The fact that their HTTP server replied 200 OK. If they want to put up a paywall or use a different protocol they're totally free to do so, but permission was inherently granted by the act of serving the content.

Acting like anyone who views a webpage has any obligations regarding how they render or reproduce it is like putting a barbecue on the side of the road with a free sign on it after hiding a bill inside, then getting mad when you don't get paid. Trying to tack on riders that fundamentally alter the mechanics of the underlying protocol is fundamentally invalid.

1 comments

You're right, permission was given. Your browser also gave all of that data to the webserver and happily shows you that ad. Both sides were voluntary.
In the case of an incorrectly configured browser, sure, but definitely not mine - which is the whole point. Once freely offered, conditions can't be imposed on use. If you don't want my browser to render content as it sees fit, don't serve the content over a protocol where that dynamic is inherent.

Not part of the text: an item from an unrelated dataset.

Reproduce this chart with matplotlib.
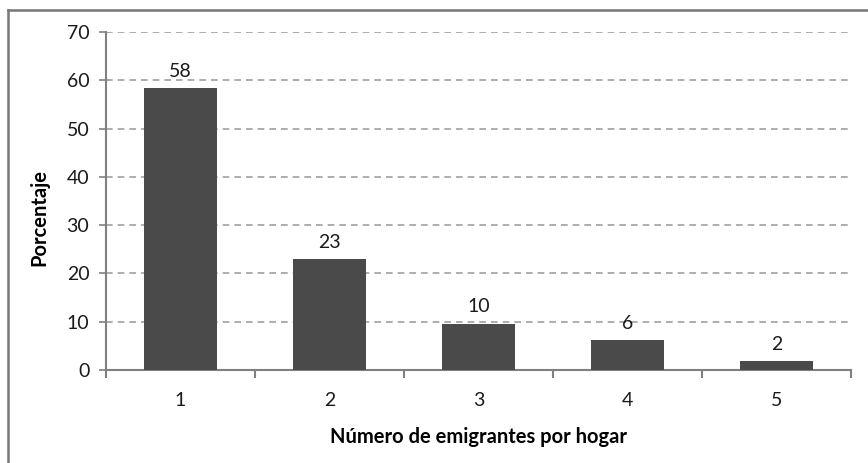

The reason very few actually take that route is because they want to have their cake and eat it too: the openness of www/http but the monetizability of AOL-esque pseudointernet schemes. If a publisher wants to fuck off to corponet with blackjack, hookers, DRM and WEI they're more than free to do so, but traffic may not follow them. Mine certainly won't.

> If you don't want my browser to render content as it sees fit, don't serve the content over a protocol where that dynamic is inherent.

to play the devil's advocate, this is why google proposed the WEI (https://github.com/RupertBenWiser/Web-Environment-Integrity/...). Be careful what you wish for...

I think the above comment is spot on, the level of hypocrisy here is quite off the charts. With "protocol" defense, would you view the content with adblock if the browser displayed a gate screen (that adblock didn't block - e.g. a separate page with a custom one-time link to content) saying "by viewing the content I created you consent to view ads. Yes / no" - yes serves HTTP 200 with no enforcement. You could argue "yes serves HTTP 200, protocol yada yada, they should have blocked it", but how, other than the amount of property lost, is it really different from e.g. someone jumping into your car when you step out for 10 seconds and driving away cause hey, you should have locked it?

I also use adblock, but I'm honest with myself - ads suck, and I'm a dick who doesn't care about most content creators. If they ask for money (e.g. on Substack), I pay them or stop reading them. If they use ads I block them cause I don't care. Kinda like speeding on a highway - probably not a right thing to do, oh well if they catch me I'll pay a fine... no need to invent some bogus defense about how speed limits are wrong.